Le postulat est intéressant, et Mick Garris en exploite les diverses possibilités sans jamais chercher à élucider les raisons de ce phénomène. Seules lui importent les conséquences que ces projections récurrentes ont sur l’attitude de Jamie. Peu à peu, son angoisse initiale laisse place aux interrogations puis à la fascination dès lors qu’il s’avère que ses visions concernent une jeune femme. Car dans son malheur, Jamie a tout de même la chance de vivre des instants de la vie d’une demoiselle au corps parfait, ce qui est toujours agréable lorsque vous la découvrez pour la première fois à la faveur de son reflet dans le miroir de la salle de bain aux prémisses de sa toilette.
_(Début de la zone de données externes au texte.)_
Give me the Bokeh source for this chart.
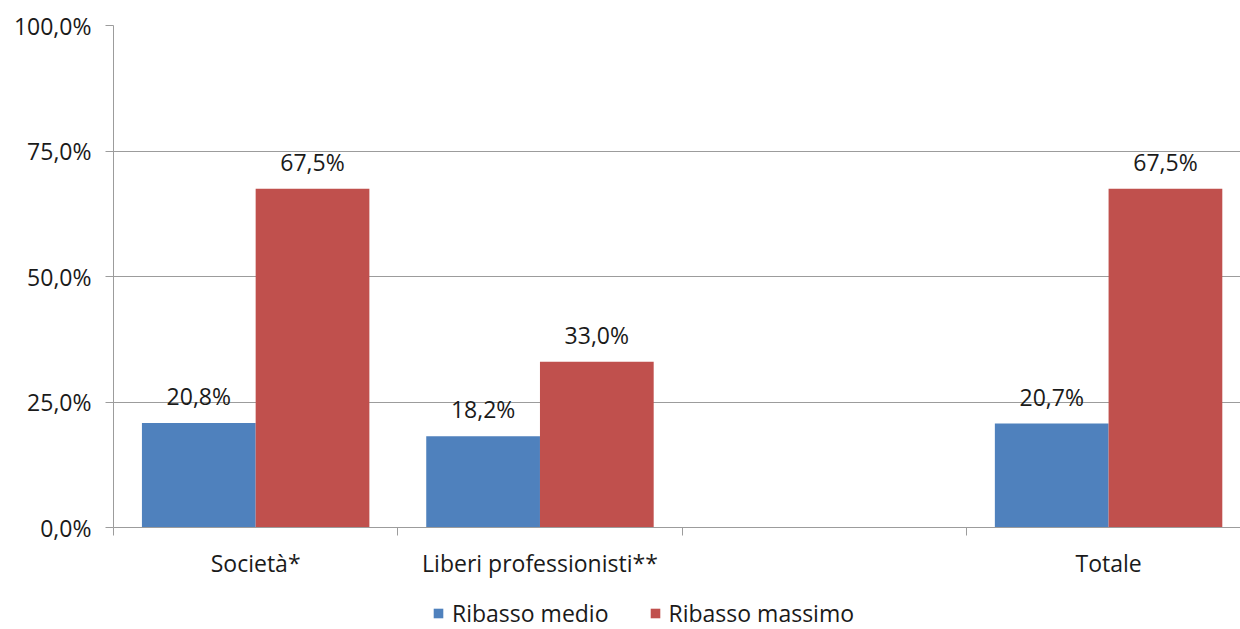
from bokeh.plotting import figure
from bokeh.layouts import column
from bokeh.models import (Range1d, FixedTicker, Legend, LegendItem, ColumnDataSource,
                          LinearAxis)
from bokeh.core.properties import value
from bokeh.embed import file_html
from bokeh.resources import INLINE

categories = ["Società*", "Liberi professionisti**", "", "Totale"]
ribasso_medio = [20.8, 18.2, None, 20.7]
ribasso_massimo = [67.5, 33.0, None, 67.5]
series_names = ["Ribasso medio", "Ribasso massimo"]
y_ticks = [0, 25, 50, 75, 100]

FONT = "Open Sans"
FS = "23px"
TXT = "#1a1a1a"
GRID = "#9c9c9c"
colors = ["#4F81BD", "#C0504D"]

def fmt(v):
    return f"{v:.1f}%".replace(".", ",")

p = figure(width=1240, height=590, x_range=Range1d(0, 3.964), y_range=Range1d(0, 100),
           output_backend="svg", toolbar_location=None, x_axis_location=None,
           y_axis_location=None)
p.min_border_left = 113
p.min_border_top = 25
p.min_border_right = 0
p.min_border_bottom = 63
p.outline_line_color = None
p.background_fill_color = "white"
p.border_fill_color = "white"

# y axis
yax = LinearAxis(ticker=FixedTicker(ticks=y_ticks))
yax.major_label_overrides = {t: fmt(t) for t in y_ticks}
yax.major_label_text_font = FONT
yax.major_label_text_font_size = FS
yax.major_label_text_color = TXT
yax.major_tick_out = 8
yax.major_tick_in = 0
yax.minor_tick_line_color = None
yax.major_tick_line_color = GRID
yax.axis_line_color = GRID
yax.major_label_standoff = 14
p.add_layout(yax, "left")

# x axis
centers = [i + 0.5 for i in range(len(categories))]
bounds = list(range(len(categories)))
xax = LinearAxis(ticker=FixedTicker(ticks=centers, minor_ticks=bounds))
xax.major_label_overrides = {c: n for c, n in zip(centers, categories)}
xax.major_label_text_font = FONT
xax.major_label_text_font_size = FS
xax.major_label_text_color = TXT
xax.major_tick_line_color = None
xax.minor_tick_out = 8
xax.minor_tick_in = 0
xax.minor_tick_line_color = GRID
xax.axis_line_color = GRID
xax.major_label_standoff = 11
p.add_layout(xax, "below")

p.ygrid.ticker = FixedTicker(ticks=y_ticks)
p.ygrid.grid_line_color = GRID
p.xgrid.grid_line_color = None

sources = []
for vals, col, off in zip([ribasso_medio, ribasso_massimo], colors, [-0.2, 0.2]):
    xs, ys, labs = [], [], []
    for i, v in enumerate(vals):
        if v is None:
            continue
        xs.append(i + 0.5 + off)
        ys.append(v)
        labs.append(fmt(v))
    src = ColumnDataSource(dict(x=xs, top=ys, lab=labs))
    sources.append(src)
    p.vbar(x="x", top="top", width=0.4, bottom=0, source=src, fill_color=col,
           line_color=None)
    p.text(x="x", y="top", text="lab", source=src, text_align="center",
           text_baseline="middle", y_offset=-27, text_font=value(FONT),
           text_font_size=FS, text_color=TXT)

# legend strip below the chart (its zero-width bars share the series data, out of view)
p2 = figure(width=1240, height=39, x_range=Range1d(0, 3.964), y_range=Range1d(-1000, -999),
            output_backend="svg", toolbar_location=None, x_axis_location=None,
            y_axis_location=None, min_border=0)
p2.outline_line_color = None
p2.grid.visible = False
leg_renderers = []
for src, col in zip(sources, colors):
    r = p2.vbar(x="x", top="top", width=0, bottom=0, source=src, fill_color=col,
                line_color=None)
    leg_renderers.append(r)

legend = Legend(items=[LegendItem(label=n, renderers=[r]) for n, r in zip(series_names, leg_renderers)],
                orientation="horizontal", location=(319, 0))
legend.glyph_width = 12
legend.glyph_height = 12
legend.label_standoff = 8
legend.spacing = 40
legend.padding = 0
legend.margin = 0
legend.border_line_color = None
legend.background_fill_alpha = 0
legend.label_text_font = FONT
legend.label_text_font_size = FS
legend.label_text_color = TXT
p2.add_layout(legend, "center")

open("out.html", "w").write(file_html(column(p, p2, spacing=0), INLINE))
Ben oui, si Mick Garris a mis la pédale douce sur les jets d’hémoglobine, il n’allait pas non plus se passer totalement de l’autre élément constitutif de la série : la nudité. Encore que dans ce domaine là aussi il sait rester mesuré. Et on lui pardonnera d’autant plus volontiers cette facilité d’une Catherine au physique avantageux qu’il n’est pas pour rien dans le trouble qui habite le tout tourneboulé Jamie. Une fois en présence de sa belle, il se montre emprunté et timide comme s’il s’agissait de sa première fois. En un sens, c’est le cas puisque cette expérience viscérale (l’expression “avoir quelqu’un dans la peau” revêt ici tout son sens) relève de l’inédit. Henry Thomas, l’inoubliable Elliott d’E.T et qui avait déjà tourné sous la férule de Mick Garris pour Psychose IV avant de récidiver pour Désolation, traduit parfaitement les tourments – qu’on pourrait qualifier d’adolescents – de son personnage. Il a ce côté touchant de l’amoureux transi pour lequel plus rien d’autre n’a d’importance que d’être avec la personne aimée, et tant pis si celle-ci s’est rendue coupable d’un meurtre. A ce titre, il est regrettable que la fin soit ainsi expédiée tant la relation ambivalente entre Catherine et Jamie aurait mérité d’être creusée davantage. Néanmoins, Mick Garris parvient à conserver la cohérence de son récit, le final ne cédant pas trop à la surenchère.

Pour son premier écot aux Masters of Horror, Mick Garris mêle les genres avec une délicatesse et une efficacité qu’il n’avait guère montrées jusqu’alors. Reposant sur un postulat éminemment fantastique qui lui confère son originalité, Chocolat s’impose avant tout comme un savoureux film noir. Une réelle et bonne surprise.